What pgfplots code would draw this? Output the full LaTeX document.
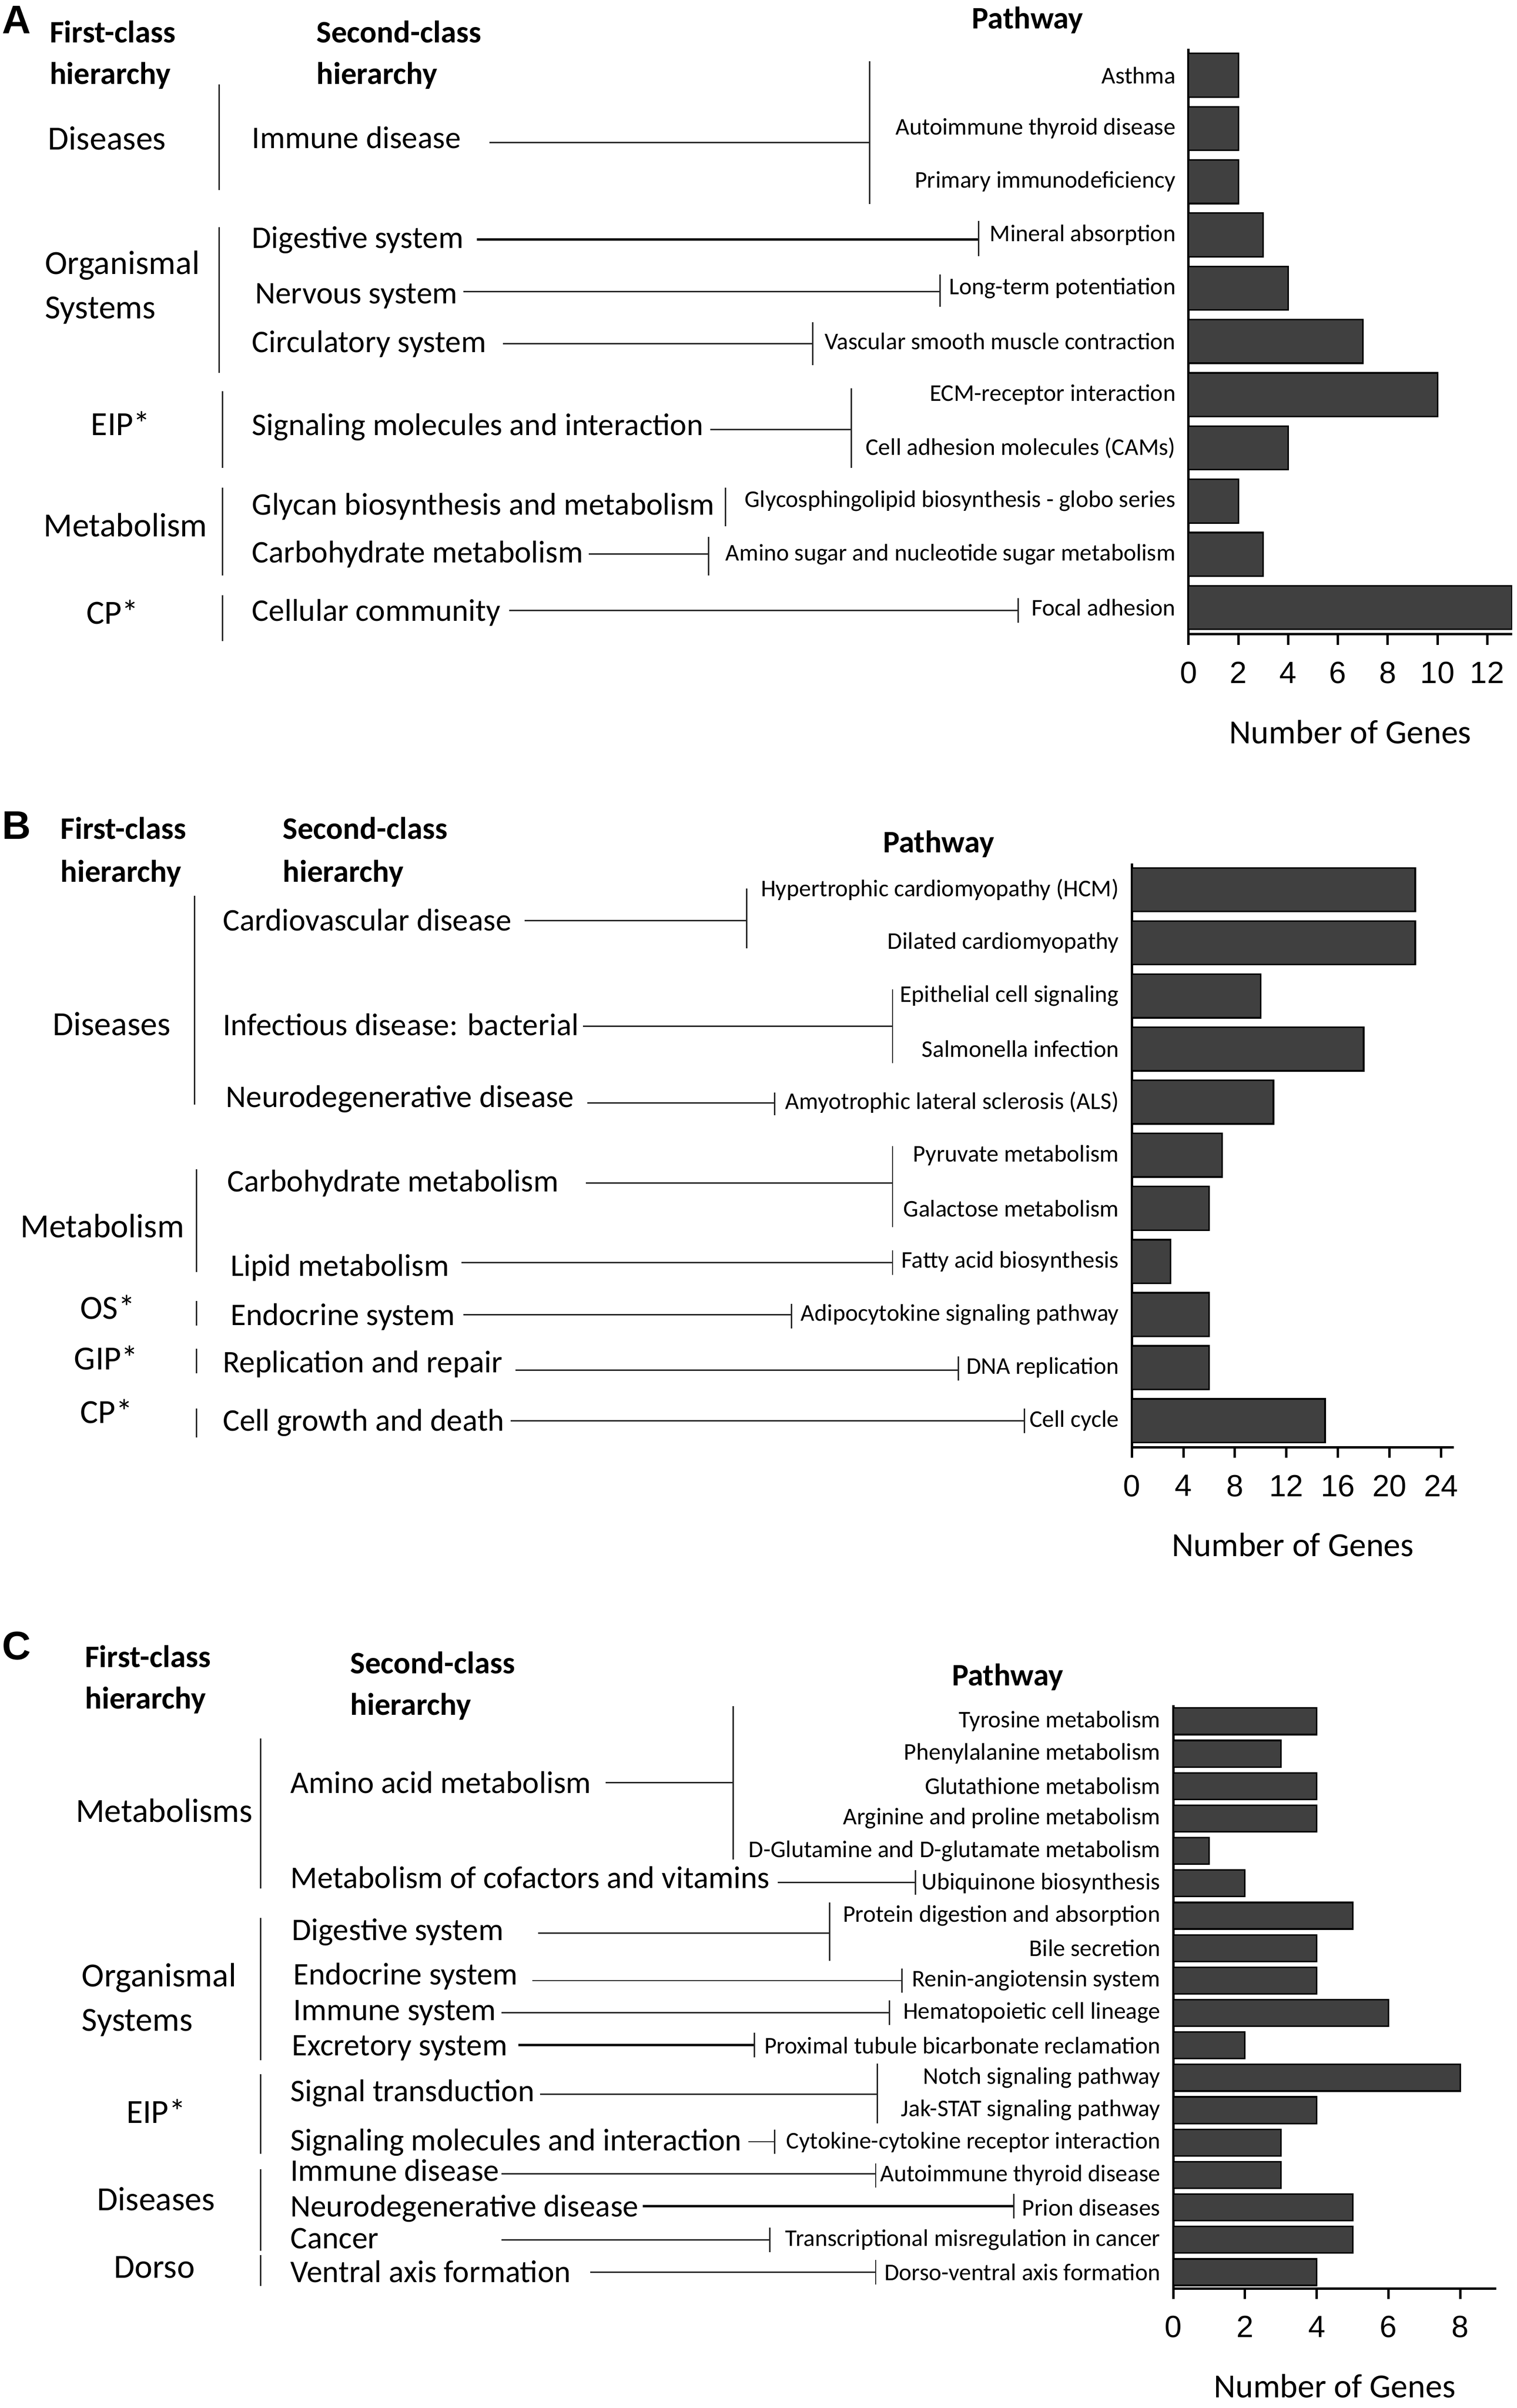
\documentclass[border=0pt]{standalone}
\usepackage{fontspec}
\setmainfont{Carlito}
\newfontfamily\arialfont{Liberation Sans}
\usepackage{pgfplots}
\pgfplotsset{compat=1.18}
\definecolor{barfill}{RGB}{64,64,64}

\pgfplotsset{
  keggbar/.style={
    xbar, scale only axis,
    y dir=reverse, ymin=-0.5, xmin=0,
    bar width=0.82,
    axis x line*=bottom, axis y line*=left,
    axis line style={-, line width=0.8pt, black},
    xtick align=outside, major tick length=3.5pt,
    xtick style={line width=0.8pt, black},
    ytick style={draw=none},
    /pgf/number format/assume math mode=true,
    xticklabel style={font=\arialfont\fontsize{10}{12}\selectfont, yshift=-2pt},
    yticklabel style={font=\fontsize{7.8}{9}\selectfont, inner sep=0pt, anchor=east, xshift=-0.5pt},
    xlabel={Number of Genes},
    xlabel style={font=\fontsize{11}{13}\selectfont, at={(axis description cs:0.5,0)}, anchor=center, yshift=-31.8pt},
    anchor=south west,
  },
  gbar/.style={fill=barfill, draw=black, line width=0.5pt},
}
\tikzset{hdr/.style={anchor=mid west, inner sep=0pt, yshift=-1pt, font=\bfseries\fontsize{10.2}{12}\selectfont}}

\begin{document}
\begin{tikzpicture}
\begin{scope}[x=0.5pt, y=-0.5pt]
\useasboundingbox (0,0) rectangle (989,1568);
\end{scope}

% ---------- panel A ----------
\begin{axis}[keggbar, at={(387.5pt,-206.7pt)}, width=105.5pt, height=190.85pt,
  ymax=10.5, xmax=13, xtick={0,2,...,12}, ytick={0,...,10},
  yticklabels={Asthma, Autoimmune thyroid disease, Primary immunodeficiency,
    Mineral absorption, Long-term potentiation, Vascular smooth muscle contraction,
    ECM-receptor interaction\hspace{2pt}, Cell adhesion molecules (CAMs),
    Glycosphingolipid biosynthesis - globo series,
    Amino sugar and nucleotide sugar metabolism, Focal adhesion}]
\addplot[gbar] coordinates {(2,0) (2,1) (2,2) (3,3) (4,4) (7,5) (10,6) (4,7) (2,8) (3,9) (13,10)};
\end{axis}

% ---------- panel B ----------
\begin{axis}[keggbar, at={(369pt,-471.65pt)}, width=105pt, height=190.3pt,
  ymax=10.5, xmax=25, xtick={0,4,...,24}, ytick={0,...,10},
  yticklabels={Hypertrophic cardiomyopathy (HCM), Dilated cardiomyopathy,
    Epithelial cell signaling, Salmonella infection, Amyotrophic lateral sclerosis (ALS),
    Pyruvate metabolism, Galactose metabolism, Fatty acid biosynthesis,
    Adipocytokine signaling pathway, DNA replication, Cell cycle}]
\addplot[gbar] coordinates {(22,0) (22,1) (10,2) (18,3) (11,4) (7,5) (6,6) (3,7) (6,8) (6,9) (15,10)};
\end{axis}

% ---------- panel C ----------
\begin{axis}[keggbar, at={(382.5pt,-745.8pt)}, width=105.3pt, height=190.1pt,
  ymax=17.5, xmax=9, xtick={0,2,...,8}, ytick={0,...,17},
  yticklabels={Tyrosine metabolism, Phenylalanine metabolism, Glutathione metabolism,
    Arginine and proline metabolism, D-Glutamine and D-glutamate metabolism,
    Ubiquinone biosynthesis, Protein digestion and absorption, Bile secretion,
    Renin-angiotensin system, Hematopoietic cell lineage,
    Proximal tubule bicarbonate reclamation, Notch signaling pathway,
    Jak-STAT signaling pathway, Cytokine-cytokine receptor interaction,
    Autoimmune thyroid disease, Prion diseases,
    Transcriptional misregulation in cancer, Dorso-ventral axis formation}]
\addplot[gbar] coordinates {(4,0) (3,1) (4,2) (4,3) (1,4) (2,5) (5,6) (4,7) (4,8) (6,9)
  (2,10) (8,11) (4,12) (3,13) (3,14) (5,15) (5,16) (4,17)};
\end{axis}

\begin{scope}[x=0.5pt, y=-0.5pt, every node/.style={inner sep=0pt, font=\fontsize{10.25}{12}\selectfont},
  txt/.style={anchor=mid west, yshift=-1pt}, fc/.style={anchor=mid west, yshift=-1pt, font=\fontsize{11}{13}\selectfont},
  lnk/.style={line width=0.45pt, black!85}, lnkb/.style={line width=0.8pt, black},
  lett/.style={anchor=mid west, yshift=-1pt, font=\arialfont\bfseries\fontsize{13}{13}\selectfont}]
% ===== A =====
\node[lett] at (1,15) {A};
\node[hdr] at (32,21) {First-class};
\node[hdr] at (32,48) {hierarchy};
\node[hdr] at (206,21) {Second-class};
\node[hdr] at (206,48) {hierarchy};
\node[hdr, anchor=mid] at (670,12) {Pathway};
\node[fc] at (31,91) {Diseases};
\node[fc] at (29,172) {Organismal};
\node[fc] at (29,201) {Systems};
\node[fc] at (59,277) {EIP*};
\node[fc] at (28,343) {Metabolism};
\node[fc] at (56,400) {CP*};
\draw[lnk] (143,55)--(143,124) (143,148)--(143,243) (145,255)--(145,305)
  (145,318)--(145,375) (145,388)--(145,418);
\node[txt] at (164,90) {Immune disease};
\node[txt] at (164,155) {Digestive system};
\node[txt] at (166,191) {Nervous system};
\node[txt] at (164,223) {Circulatory system};
\node[txt] at (164,277) {Signaling molecules and interaction};
\node[txt] at (164,329) {Glycan biosynthesis and metabolism};
\node[txt] at (164,360) {Carbohydrate metabolism};
\node[txt] at (164,398) {Cellular community};
\draw[lnk] (319,93)--(567,93) (567,40)--(567,133);
\draw[lnkb] (311,156)--(638,156);
\draw[lnk] (638,144)--(638,167);
\draw[lnk] (302,190)--(613,190) (613,179)--(613,200);
\draw[lnk] (328,224)--(530,224) (530,210)--(530,238);
\draw[lnk] (463,280)--(555,280) (555,253)--(555,305);
\draw[lnk] (473,318)--(473,343);
\draw[lnk] (384,361)--(462,361) (462,350)--(462,375);
\draw[lnk] (332,398)--(664,398) (664,390)--(664,406);

% ===== B =====
\node[lett] at (1,540) {B};
\node[hdr] at (39,540) {First-class};
\node[hdr] at (39,568) {hierarchy};
\node[hdr] at (184,540) {Second-class};
\node[hdr] at (184,568) {hierarchy};
\node[hdr, anchor=mid] at (612,549) {Pathway};
\node[fc] at (34,668) {Diseases};
\node[fc] at (13,800) {Metabolism};
\node[fc] at (52,853) {OS*};
\node[fc] at (48,886) {GIP*};
\node[fc] at (52,921) {CP*};
\draw[lnk] (127,584)--(127,720) (128,762)--(128,829) (128,848)--(128,864)
  (128,879)--(128,895) (128,918)--(128,937);
\node[txt] at (145,600) {Cardiovascular disease};
\node[txt] at (145,668) {Infectious disease: bacterial};
\node[txt] at (147,715) {Neurodegenerative disease};
\node[txt] at (148,770) {Carbohydrate metabolism};
\node[txt] at (150,825) {Lipid metabolism};
\node[txt] at (150,857) {Endocrine system};
\node[txt] at (145,888) {Replication and repair};
\node[txt] at (145,926) {Cell growth and death};
\draw[lnk] (342,600)--(487,600) (487,579)--(487,618);
\draw[lnk] (380,669)--(582,669) (582,645)--(582,693);
\draw[lnk] (383,719)--(505,719) (505,712)--(505,727);
\draw[lnk] (382,771)--(582,771) (582,747)--(582,800);
\draw[lnk] (301,823)--(582,823) (582,815)--(582,831);
\draw[lnk] (302,857)--(516,857) (516,850)--(516,866);
\draw[lnk] (336,893)--(625,893) (625,884)--(625,900);
\draw[lnk] (333,926)--(668,926) (668,918)--(668,934);

% ===== C =====
\node[lett] at (1,1075) {C};
\node[hdr] at (55,1080) {First-class};
\node[hdr] at (55,1107) {hierarchy};
\node[hdr] at (228,1084) {Second-class};
\node[hdr] at (228,1111) {hierarchy};
\node[hdr, anchor=mid] at (657,1092) {Pathway};
\node[fc] at (49,1181) {Metabolisms};
\node[fc] at (53,1288) {Organismal};
\node[fc] at (53,1317) {Systems};
\node[fc] at (82,1377) {EIP*};
\node[fc] at (63,1434) {Diseases};
\node[fc] at (74,1478) {Dorso};
\draw[lnk] (170,1133)--(170,1231) (170,1250)--(170,1343) (170,1352)--(170,1404)
  (170,1414)--(170,1467) (170,1470)--(170,1490);
\node[txt] at (189,1162) {Amino acid metabolism};
\node[txt] at (189,1224) {Metabolism of cofactors and vitamins};
\node[txt] at (190,1258) {Digestive system};
\node[txt] at (191,1287) {Endocrine system};
\node[txt] at (191,1310) {Immune system};
\node[txt] at (190,1333) {Excretory system};
\node[txt] at (189,1363) {Signal transduction};
\node[txt] at (189,1395) {Signaling molecules and interaction};
\node[txt] at (189,1415) {Immune disease};
\node[txt] at (189,1438) {Neurodegenerative disease};
\node[txt] at (189,1459) {Cancer};
\node[txt] at (189,1481) {Ventral axis formation};
\draw[lnk] (395,1162)--(478,1162) (478,1112)--(478,1212);
\draw[lnk] (507,1227)--(597,1227) (597,1219)--(597,1235);
\draw[lnk] (351,1260)--(541,1260) (541,1240)--(541,1278);
\draw[lnk] (347,1291)--(588,1291) (588,1283)--(588,1299);
\draw[lnk] (327,1312)--(580,1312) (580,1304)--(580,1320);
\draw[lnkb] (338,1333)--(492,1333);
\draw[lnk] (492,1325)--(492,1341);
\draw[lnk] (352,1365)--(572,1365) (572,1345)--(572,1384);
\draw[lnk] (488,1396)--(505,1396) (505,1388)--(505,1404);
\draw[lnk] (327,1417)--(571,1417) (571,1410)--(571,1426);
\draw[lnkb] (419,1438)--(661,1438);
\draw[lnk] (661,1430)--(661,1446);
\draw[lnk] (327,1460)--(502,1460) (502,1452)--(502,1468);
\draw[lnk] (385,1481)--(571,1481) (571,1473)--(571,1489);
\end{scope}
\end{tikzpicture}
\end{document}
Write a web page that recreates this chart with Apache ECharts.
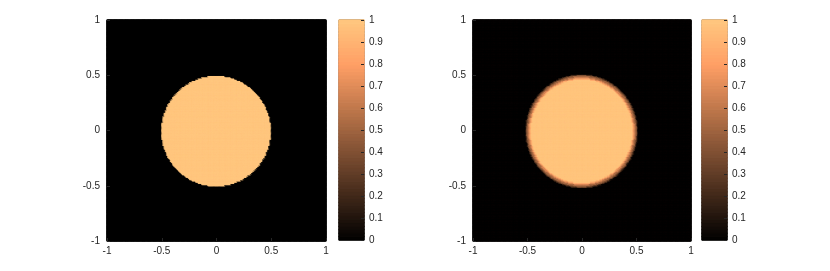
_ _ _ _ _
BRIEF - Tally the lines in the records above that contain the word "this", and give only that number.

WORKED SOLUTION - 2